I would be a vegetarian, if not for meat... : /

Since I started the treatments and the pre-diet fast, I have lost 5.2lbs. I measure myself in the mornings, right after using the bathroom, and right before I drink my first glass of water. I'm pretty consistent with the timing of my measurements so it's a very happy me seeing these results. To weigh myself, I use an EatSmart digital scale which is super simple and from my research, appears to be quite accurate. The doctors weigh me whenever I go in, but it's always fully clothed and after lunch so their weight measurements are sort of meh, but I'm more interested in the percentage body fat results so whatever. Plus, it should be decreasing at a fairly proportional rate.

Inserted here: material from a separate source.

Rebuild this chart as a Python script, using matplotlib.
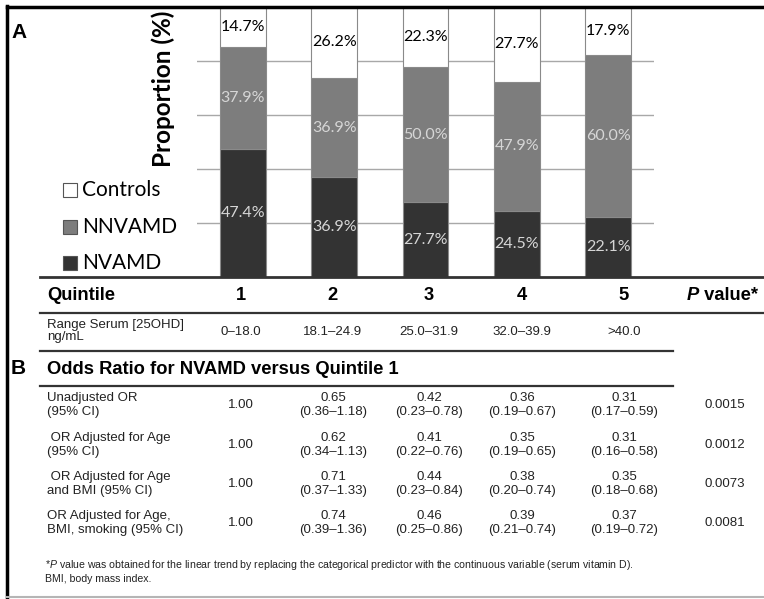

I have my third treatment tomorrow, after my dental appointment.  I've also been oil pulling with coconut oil for a few weeks now, so I wonder if the dentist will mention any changes or differences in my oral health. 

As a side note, my stomach has started growling like crazy as I type this. I'm not hungry, though. It's just being loud... I'm alone in my room so no big deal, but this might get a little embarrassing when I'm at my internships... womp womp.